Broadening participation in engineering and other STEM (science, technology, engineering and math) fields is a national priority and yet many groups – including women, students of color and those with disabilities – continue to be significantly underrepresented in STEM professions (Hynes et al., 2016; National Science Board, 2022; Wilkins-Yel et al., 2019). Many youths continue to have a limited, stereotypical perception of what engineering is, and often this fails to align with how they view their own interests and strengths (Hynes et al., 2016; Hynes & Maxey, 2018; National Academy of Engineering [NAE], 2008). Among girls, for example, some research suggests a disconnect between career motivators (e.g., making a difference, good work environment) and their perceptions of engineering, which they do not think is ‘for them’ (Hynes et al., 2016; NAE, 2008). Several studies have documented how gendered self-conceptions, professional identities, and the expertise areas that are valued in engineering (technical, rather than social consciousness) likely contribute to fewer women persisting in engineering and a significant wage gap in engineering careers (Cech, 2013, 2015; Wilkins-Yel et al., 2019). The lack of diversity in engineering has negative implications for the field, as greater diversity can lead to improved creativity, innovation and productivity (Smith-Doerr et al., 2017).

To address this disparity, some groups have called for a reframing of engineering to shift away from a focus on technology and toward a focus on the important work that engineers do. In 2008, for example, the NAE released Changing the Conversation, an effort to shift messaging from engineering as a profession that requires certain skills and yields personal benefits to one that uses creative ideas to have beneficial, societal impact. This aligns with research suggesting that focusing on engineering as a ‘helping’ profession may help to diversify the field by making it more attractive to young people, particularly women (Bielefeldt, 2017). In a similar vein, the People Part of Engineering (PPE) framework (Fila et al., 2014) emerged to emphasize the central importance of people in engineering: that engineering includes engineering for people, with people and as people.

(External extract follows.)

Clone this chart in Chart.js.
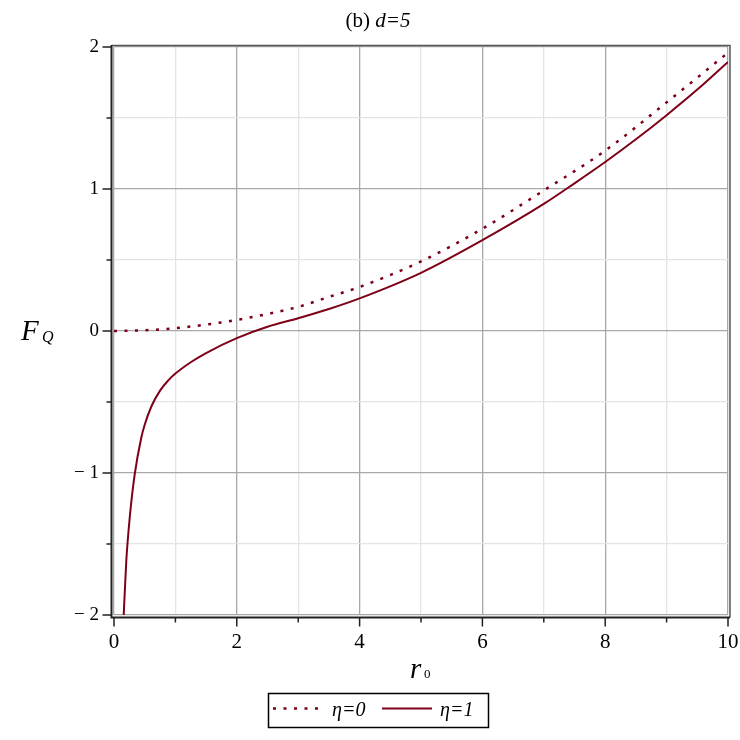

This framework shifts from an emphasis on technical and analytical training to a more holistic approach that emphasizes the “people” aspect of engineering. Engineering can be viewed as a process of creating products for people; engineers work with others, including team members and various stakeholders; and engineers bring their own experiences and perspectives as people to their education and their work. This humanistic framework calls for holistic engineering education experiences that enable students to work collaboratively to engineer for real clients with real needs, engaging in authentic communication, iterative design and feedback (Fila et al., 2014).